Records with drawing code:
------------------------

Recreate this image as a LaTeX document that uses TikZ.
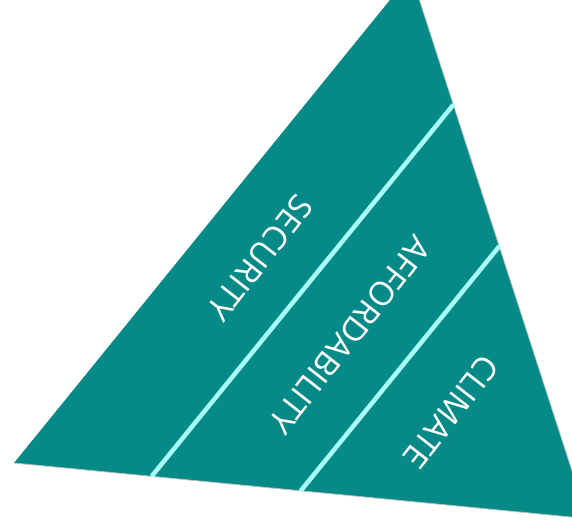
\documentclass[tikz,border=0pt]{standalone}
\usepackage{fontspec}
\setmainfont{Open Sans}
\usepackage{xcolor}
\usepackage{tikz}
\usetikzlibrary{calc}
\definecolor{tealfill}{HTML}{068A87}
\definecolor{aqualine}{HTML}{A8FFF8}
\definecolor{edgegray}{HTML}{B8C4C4}
\newcommand{\LabelFont}{\fontsize{33}{38}\selectfont}

\begin{document}
\begin{tikzpicture}[x=1pt,y=-1pt]
          \useasboundingbox (0,0) rectangle (572,520);
          \clip (0,0) rectangle (572,520);
          \coordinate (apex) at (411,-26);
          \coordinate (left) at (14,463);
          \coordinate (right) at (587.5,518.6);
          \fill[tealfill] (apex) -- (left) -- (right) -- cycle;
          \draw[edgegray,line width=0.8pt] (left) -- (right) -- (apex);
          \foreach \t in {0.24,0.5}
            \draw[aqualine,line width=4.5pt] ($(left)!\t!(right)$) -- ($(apex)!\t!(right)$);
          \node[white,rotate=-128,inner sep=0pt] (security) at (260,258) {\LabelFont SECURITY};
          \node[white,rotate=-128,inner sep=0pt] (afford) at (350,335) {\LabelFont AFFORDABILITY};
          \node[white,rotate=-128,inner sep=0pt] (climate) at (451,412) {\LabelFont CLIMATE};
        \end{tikzpicture}
\end{document}
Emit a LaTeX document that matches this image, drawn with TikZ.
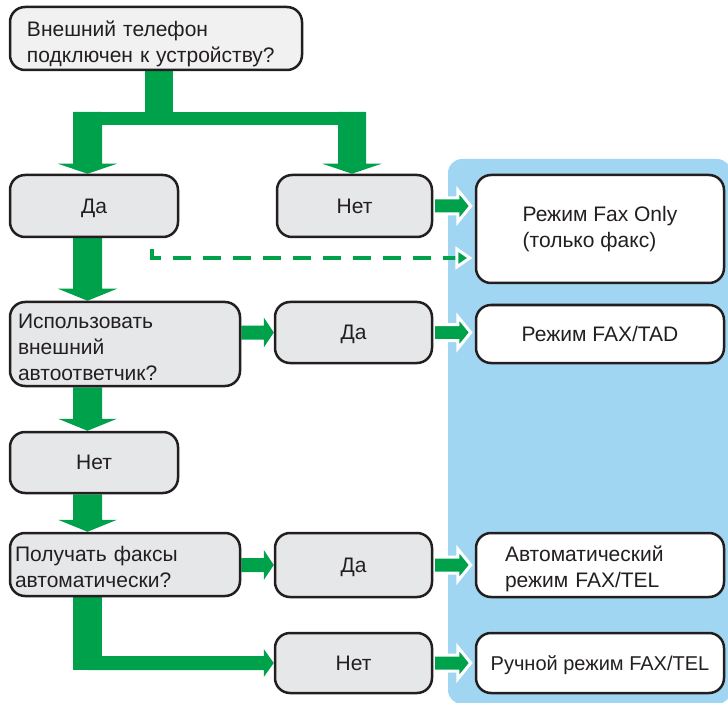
\documentclass[tikz,border=0pt]{standalone}
\usepackage{fontspec}
\setmainfont{Liberation Sans}
\usetikzlibrary{calc}
\pgfdeclarelayer{panel}
\pgfdeclarelayer{flow}
\pgfsetlayers{panel,flow,main}
\definecolor{flowgreen}{RGB}{0,161,75}
\definecolor{boxgray}{RGB}{230,231,232}
\definecolor{topgray}{RGB}{241,241,242}
\definecolor{panelblue}{RGB}{160,214,242}
\definecolor{edgecol}{RGB}{35,31,32}
\tikzset{
  box/.style={draw=edgecol, line width=2.5pt, rounded corners=15pt, fill=boxgray,
    font=\fontsize{21}{26}\selectfont, inner sep=0pt, text=edgecol},
  oneline/.style={text depth=0pt},
  modebox/.style={box, fill=white},
  gflow/.style={fill=flowgreen},
  gline/.style={draw=flowgreen},
  gout/.style={fill=flowgreen, draw=white, line width=3pt, line join=miter},
}
\newcommand\topgap[1]{\rule{0pt}{#1}}
% horizontal arrow: style, start, tip (x only), half shaft, half head, head length
\newcommand\harrowx[6][gflow]{%
  \path[#1] let \p1=(#2), \p2=(#3) in
    (\x1,\y1+#4) -- (\x2-#6,\y1+#4) -- (\x2-#6,\y1+#5) -- (\x2,\y1)
    -- (\x2-#6,\y1-#5) -- (\x2-#6,\y1-#4) -- (\x1,\y1-#4) -- cycle;}
% vertical (downward) arrow: style, start, tip (y only), half shaft, half head, head length
\newcommand\varrowx[6][gflow]{%
  \path[#1] let \p1=(#2), \p2=(#3) in
    (\x1-#4,\y1) -- (\x1-#4,\y2+#6) -- (\x1-#5,\y2+#6) -- (\x1,\y2)
    -- (\x1+#5,\y2+#6) -- (\x1+#4,\y2+#6) -- (\x1+#4,\y1) -- cycle;}
\begin{document}
\begin{tikzpicture}[x=1pt,y=-1pt]
\path[use as bounding box, clip] (0,0) rectangle (728,703);
\begin{pgfonlayer}{panel}
\fill[panelblue, rounded corners=14pt] (448,159) rectangle (731,704);
\end{pgfonlayer}

% helper coordinates
\coordinate (col) at (87.5,0);
\coordinate (rcol) at (352,0);
\coordinate (trunk) at (159,0);
\coordinate (bartop) at (0,112);
\coordinate (barmid) at (0,118.5);

% boxes
\path
  node[box, fill=topgray, minimum width=292pt, minimum height=63pt, text width=258pt, align=left]
    (q1) at (156,38.5) {\topgap{27pt}Внешний телефон\\подключен к устройству?}
  node[box, oneline, minimum width=168pt, minimum height=62pt] (da1) at (94,206) {Да}
  node[box, oneline, minimum width=155pt, minimum height=62pt] (net1) at (354.5,206) {Нет}
  node[box, minimum width=230pt, minimum height=84pt, text width=214pt, align=left]
    (q2) at (125,344) {\topgap{22pt}Использовать\\внешний\\автоответчик?}
  node[box, oneline, minimum width=157pt, minimum height=61pt] (da2) at (353.5,332.5) {Да}
  node[box, oneline, minimum width=168pt, minimum height=61pt] (net2) at (94,462.5) {Нет}
  node[box, minimum width=230pt, minimum height=63pt, text width=220pt, align=left]
    (q3) at (125,564.5) {\topgap{21pt}Получать факсы\\автоматически?}
  node[box, oneline, minimum width=157pt, minimum height=64pt] (da3) at (353.5,565) {Да}
  node[box, oneline, minimum width=157pt, minimum height=60pt] (net3) at (353.5,663) {Нет}
  node[modebox, minimum width=248pt, minimum height=108pt, align=left]
    (fax) at (600,229) {Режим Fax Only\\(только факс)}
  node[modebox, oneline, minimum width=248pt, minimum height=58pt] (tad) at (600,334) {Режим FAX/TAD}
  node[modebox, minimum width=248pt, minimum height=64pt, text width=190pt, align=left]
    (autom) at (600,565) {\topgap{24pt}Автоматический\\режим FAX/TEL}
  node[modebox, oneline, minimum width=248pt, minimum height=60pt, font=\fontsize{20}{26}\selectfont]
    (manual) at (600,663) {Ручной режим FAX/TEL};

\begin{pgfonlayer}{flow}
% green flow connectors
\draw[gline, line width=28pt] (q1.south -| trunk) -- (trunk |- barmid);
\draw[gline, line width=13pt] (col |- barmid) -- (rcol |- barmid);
\varrowx{col |- bartop}{da1.north}{14.5pt}{29.5pt}{10pt}
\varrowx{rcol |- bartop}{net1.north}{14pt}{29.5pt}{10pt}
\varrowx{da1.south -| col}{q2.north}{14.5pt}{29.5pt}{12pt}
\varrowx{q2.south -| col}{net2.north}{14.5pt}{29.5pt}{12pt}
\varrowx{net2.south -| col}{q3.north}{14.5pt}{29.5pt}{12pt}
\draw[gline, line width=29pt] (q3.south -| col) -- ($(col |- net3.west)+(0,7)$);
\harrowx{col |- net3.west}{net3.west}{7pt}{14pt}{10pt}
\harrowx{q2.east |- da2.west}{da2.west}{7pt}{15pt}{10pt}
\harrowx{q3.east |- da3.west}{da3.west}{7pt}{15pt}{10pt}
\harrowx[gout]{net1.east}{$(fax.west)+(-4,0)$}{8pt}{16pt}{13pt}
\harrowx[gout]{da2.east}{$(tad.west)+(-4,0)$}{8pt}{16pt}{13pt}
\harrowx[gout]{da3.east}{$(autom.west)+(-4,0)$}{8pt}{16pt}{13pt}
\harrowx[gout]{net3.east}{$(manual.west)+(-4,0)$}{8pt}{16pt}{13pt}

% dashed connector
\coordinate (d0) at ($(da1.south)+(58,11)$);
\coordinate (d1) at ($(fax.west)+(-18,29)$);
\draw[gline, line width=4.5pt, dash pattern=on 18pt off 12pt] (d0) |- (d1);
\harrowx[gout]{d1}{$(fax.west)+(-5,0)$}{2.25pt}{9pt}{13pt}
\end{pgfonlayer}
\end{tikzpicture}
\end{document}
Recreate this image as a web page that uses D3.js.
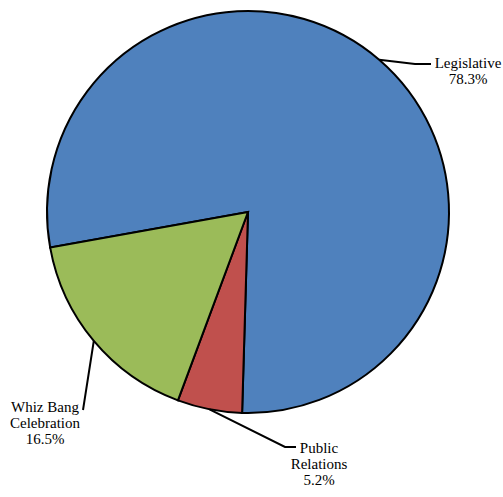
<!DOCTYPE html>
<html>
<head>
<meta charset="utf-8">
<script src="https://cdn.jsdelivr.net/npm/d3@7/dist/d3.min.js"></script>
</head>
<body style="margin:0">
<svg id="chart" width="503" height="497"></svg>
<script>
const categories = ["Legislative", "Public Relations", "Whiz Bang Celebration"];
const values = [78.3, 5.2, 16.5];
const labelLines = [["Legislative", "78.3%"], ["Public", "Relations", "5.2%"], ["Whiz Bang", "Celebration", "16.5%"]];
const colors = ["#4F81BD", "#C0504D", "#9BBB59"];

const W = 503, H = 497;
const cx = 248, cy = 212, R = 201;
const svg = d3.select("#chart");
const g = svg.append("g").attr("transform", `translate(${cx},${cy})`);

const data = categories.map((c, i) => ({cat: c, value: values[i], lines: labelLines[i], color: colors[i]}));
const start = -100.2 * Math.PI / 180;
const pie = d3.pie().value(d => d.value).sort(null).startAngle(start).endAngle(start + 2 * Math.PI);
const arcs = pie(data);
const arc = d3.arc().innerRadius(0).outerRadius(R);

g.selectAll("path.slice").data(arcs).enter().append("path")
  .attr("class", "slice")
  .attr("d", arc)
  .attr("fill", d => d.data.color)
  .attr("stroke", "#000")
  .attr("stroke-width", 2)
  .attr("stroke-linejoin", "miter");

const layout = [
  {elbow: [415, 64], end: [431, 64], tx: 468, ty: 68},
  {elbow: [285, 447], end: [296, 447], tx: 319, ty: 453},
  {elbow: [83, 410], end: [83, 410], tx: 45, ty: 412}
];
const lh = 16;

arcs.forEach((a, i) => {
  const mid = (a.startAngle + a.endAngle) / 2;
  const px = cx + R * Math.sin(mid), py = cy - R * Math.cos(mid);
  const L = layout[i];
  svg.append("polyline")
    .attr("points", [[px, py], L.elbow, L.end].map(p => p.join(",")).join(" "))
    .attr("fill", "none").attr("stroke", "#000").attr("stroke-width", 2);
  a.data.lines.forEach((ln, j) => {
    svg.append("text")
      .attr("x", L.tx).attr("y", L.ty + j * lh)
      .attr("text-anchor", "middle")
      .style("font-family", "'Liberation Serif', Tinos, 'Nimbus Roman', 'Times New Roman', serif")
      .style("font-size", "15px")
      .text(ln);
  });
});
</script>
</body>
</html>
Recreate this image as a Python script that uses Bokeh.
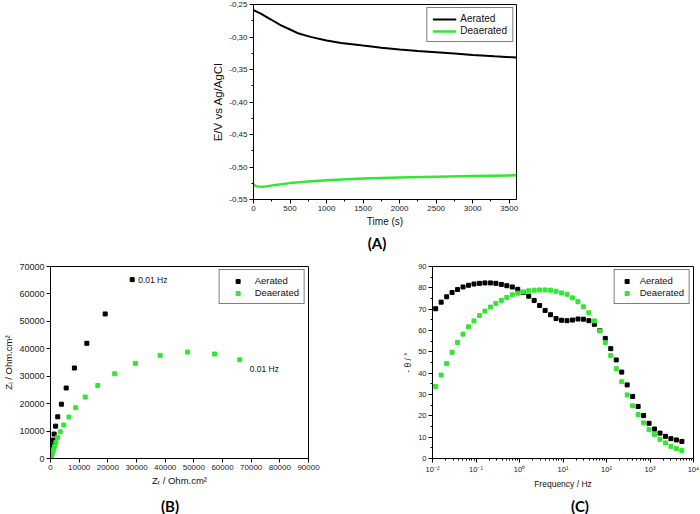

------------------------

▶ **WRITTEN PROBLEM**: Pick out the lines that contain "Recreate" and copy them.

▶ **FINAL RESULT**:
Recreate this image as a LaTeX document that uses TikZ.
Recreate this image as a web page that uses D3.js.
Recreate this image as a Python script that uses Bokeh.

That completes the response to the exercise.